Sentimental Journey Part 1.
I’m in a theatre bar in Brighton, called The Colonnade.
Everything is red velvet and chintz, tainted mirrors and spotlight photos of
the great and good who have trod the boards of the adjourning theatre adorn
every wall, luminaries such as Gabrielle Drake, Robert Gillespie, Michael
Sharvell-Martin (whom I’m particularly pleased to have spotted: he was the
neighbour who drank home-brew in a shed with William Gaunt in “There’s No Place
Like Home”. Gaunt is also here but you sort of expect him – maybe there was a
production of “When Did You Last See Your Trousers” on and Gaunty got his old
mucker in.
Four immaculately groomed young men shimmer into the bar and
immediately starting talking about seeing Elton John’s last tour and trying on
each other’s ponchos. So this is Brighton.
The bar maid’s hairdresser breeds seahorses in his basement.
I’m on a sentimental journey. Or in the throes of a midlife
crisis. Or on the horns of a dilemma. Or on safari to stay. I’ve returned to
Portslade by Sea where I spent the first thirteen years of my life (not counting the brief period where I was being born in London)
I’m starting in Brighton though – I’m not mad.
I’m starting in Brighton though – I’m not mad.
Our hotel is in Regent’s Square, one of those imposing white
colonnades that sidle up the Brighton coast like horse-shoe crabs. Georgian
shabby chic: picture perfect with a crumbling glaze. There is a central reservation that has been
converted, practically invisibly, into an underground car park. At the end of
the road, staring out to sea, his fist raised in defiance is a big bronze sailor
on a plinth, the embodiment of the British navies and as it says on the plinth
“Our First Defence”. Of course, they’ve built a wind-farm there now which lends
him an unintended Quixotic quality: tilting at wind-farms.

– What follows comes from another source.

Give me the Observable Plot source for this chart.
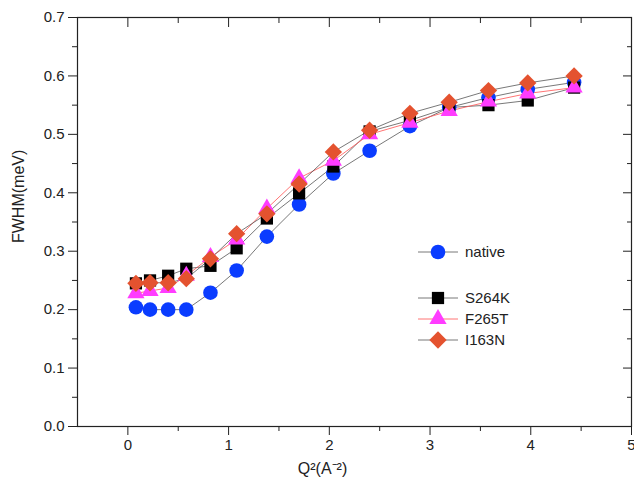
<!DOCTYPE html>
<html>
<head>
<meta charset="utf-8">
<script src="https://cdn.jsdelivr.net/npm/d3@7"></script>
<script src="https://cdn.jsdelivr.net/npm/@observablehq/plot@0.6"></script>
<style>
  body { margin: 0; background: #fff; }
  #chart { position: relative; width: 634px; height: 487px; font-family: "Liberation Sans", Arial, sans-serif; }
  #legend { position: absolute; left: 0; top: 0; pointer-events: none; }
</style>
</head>
<body>
<div id="chart"></div>
<script>
// Q^2 (Å^-2) sampling points shared by all four samples
const q2 = [0.08, 0.22, 0.40, 0.58, 0.82, 1.08, 1.38, 1.70, 2.04, 2.40, 2.80, 3.19, 3.58, 3.97, 4.43];

// FWHM (meV) per sample
const nativeFwhm = [0.204, 0.200, 0.200, 0.200, 0.229, 0.267, 0.325, 0.380, 0.433, 0.472, 0.514, 0.546, 0.563, 0.577, 0.589];
const s264kFwhm  = [0.245, 0.250, 0.258, 0.270, 0.275, 0.305, 0.356, 0.399, 0.445, 0.505, 0.524, 0.546, 0.550, 0.558, 0.580];
const f265tFwhm  = [0.228, 0.232, 0.237, 0.258, 0.290, 0.320, 0.373, 0.425, 0.455, 0.500, 0.520, 0.540, 0.556, 0.570, 0.580];
const i163nFwhm  = [0.245, 0.246, 0.246, 0.253, 0.287, 0.330, 0.364, 0.415, 0.470, 0.507, 0.536, 0.555, 0.575, 0.588, 0.600];

const seriesNames = ["native", "S264K", "F265T", "I163N"];
const seriesValues = [nativeFwhm, s264kFwhm, f265tFwhm, i163nFwhm];

// Tick positions
const xMajorTicks = [0, 1, 2, 3, 4, 5];
const xMinorTicks = [0.5, 1.5, 2.5, 3.5, 4.5];
const yMajorTicks = [0, 0.1, 0.2, 0.3, 0.4, 0.5, 0.6, 0.7];
const yMinorTicks = [0.05, 0.15, 0.25, 0.35, 0.45, 0.55, 0.65];

// Marker and line styling per sample
const styles = {
  native: {symbol: "circle",   fill: "#0a3cff", r: 7.3, line: "#555", lineWidth: 0.8},
  S264K:  {symbol: "square",   fill: "#000000", r: 6.9, line: "#555", lineWidth: 0.8},
  F265T:  {symbol: "triangle", fill: "#ff3cff", r: 6.4, line: "#ff5050", lineWidth: 0.8},
  I163N:  {symbol: "diamond2", fill: "#e4522f", r: 7.8, line: "#555", lineWidth: 0.8}
};

const rows = seriesNames.flatMap((name, k) =>
  q2.map((q, i) => ({series: name, q2: q, fwhm: seriesValues[k][i]}))
);
const bySeries = name => rows.filter(d => d.series === name);

const fmt1 = d3.format(".1f");
const blank = () => "";

const plot = Plot.plot({
  width: 634,
  height: 487,
  marginLeft: 77,
  marginRight: 3,
  marginTop: 17,
  marginBottom: 61,
  style: {fontFamily: "'Liberation Sans', Arial, sans-serif", fontSize: "15px", color: "#222", background: "#fff"},
  x: {domain: [-0.5, 5], axis: null},
  y: {domain: [0, 0.7], axis: null},
  marks: [
    // outward ticks with labels (left, bottom)
    Plot.axisY(yMajorTicks, {anchor: "left", tickSize: 9, tickPadding: 4, tickFormat: fmt1, label: null, fontSize: 15, fill: "#222"}),
    Plot.axisY(yMinorTicks, {anchor: "left", tickSize: 5, tickFormat: blank, label: null}),
    Plot.axisX(xMajorTicks, {anchor: "bottom", tickSize: 9, tickPadding: 4, tickFormat: d => d, label: null, fontSize: 15, fill: "#222"}),
    Plot.axisX(xMinorTicks, {anchor: "bottom", tickSize: 5, tickFormat: blank, label: null}),
    // inward ticks (right, top)
    Plot.axisY(yMajorTicks, {anchor: "right", tickSize: -9, tickFormat: blank, label: null}),
    Plot.axisY(yMinorTicks, {anchor: "right", tickSize: -5, tickFormat: blank, label: null}),
    Plot.axisX(xMajorTicks, {anchor: "top", tickSize: -9, tickFormat: blank, label: null}),
    Plot.axisX(xMinorTicks, {anchor: "top", tickSize: -5, tickFormat: blank, label: null}),
    Plot.frame({stroke: "#222", strokeWidth: 1.2}),
    // connecting lines
    ...seriesNames.map(name =>
      Plot.line(bySeries(name), {x: "q2", y: "fwhm", stroke: styles[name].line, strokeWidth: styles[name].lineWidth})
    ),
    // markers
    ...seriesNames.map(name =>
      Plot.dot(bySeries(name), {x: "q2", y: "fwhm", symbol: styles[name].symbol, fill: styles[name].fill, r: styles[name].r, stroke: "none"})
    ),
    // axis titles
    Plot.text(["FWHM(meV)"], {frameAnchor: "left", dx: -59, dy: 21, rotate: -90, fontSize: 16, fill: "#222"}),
    Plot.text(["Q²(A⁻²)"], {frameAnchor: "bottom", dx: -32, dy: 47, fontSize: 16, fill: "#222"})
  ]
});

const chart = document.getElementById("chart");
chart.appendChild(plot);

// Legend drawn over the plotting area
const legendRows = [
  {name: "native", y: 252},
  {name: "S264K", y: 298},
  {name: "F265T", y: 319},
  {name: "I163N", y: 340}
];
const symbolTypes = {circle: d3.symbolCircle, square: d3.symbolSquare, triangle: d3.symbolTriangle, diamond2: d3.symbolDiamond2};
const legend = d3.select(chart).append("svg")
  .attr("id", "legend")
  .attr("width", 634)
  .attr("height", 487);
const g = legend.selectAll("g").data(legendRows).join("g")
  .attr("transform", d => `translate(438,${d.y})`);
g.append("line")
  .attr("x1", -20).attr("x2", 20)
  .attr("stroke", d => styles[d.name].line)
  .attr("stroke-width", 0.8);
g.append("path")
  .attr("d", d => d3.symbol(symbolTypes[styles[d.name].symbol], Math.PI * styles[d.name].r ** 2)())
  .attr("fill", d => styles[d.name].fill);
g.append("text")
  .attr("x", 27)
  .attr("dy", "0.35em")
  .attr("font-size", 15)
  .attr("fill", "#222")
  .attr("font-family", "'Liberation Sans', Arial, sans-serif")
  .text(d => d.name);
</script>
</body>
</html>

The hotel has a small beautifully turned out breakfast room
full of silent women eating on their own. If I were Alan Bennett or Muriel
Sparke I could probably get a novel out of this. It is unrealistically English
– a pall of uptight silence falls over the room, challenged only by the
grinding of recalcitrant organic muesli, chewed a joyless but sensible 36
times. One woman briefly complains about the “hardness” of her pineapple but
immediately apologises for complaining. The worst thing you can do here is make a fuss. You can hear a pin drop, although no one would
be frivolous enough to drop a perfectly good pin here. I love it. Susie and I
are Withnail and I here, livening up the old stiffs with our raucous chat about
Alan Bennett and the shipping forecast. When we go back for a second glass of
grapefruit juice there are scandalised intakes of breath.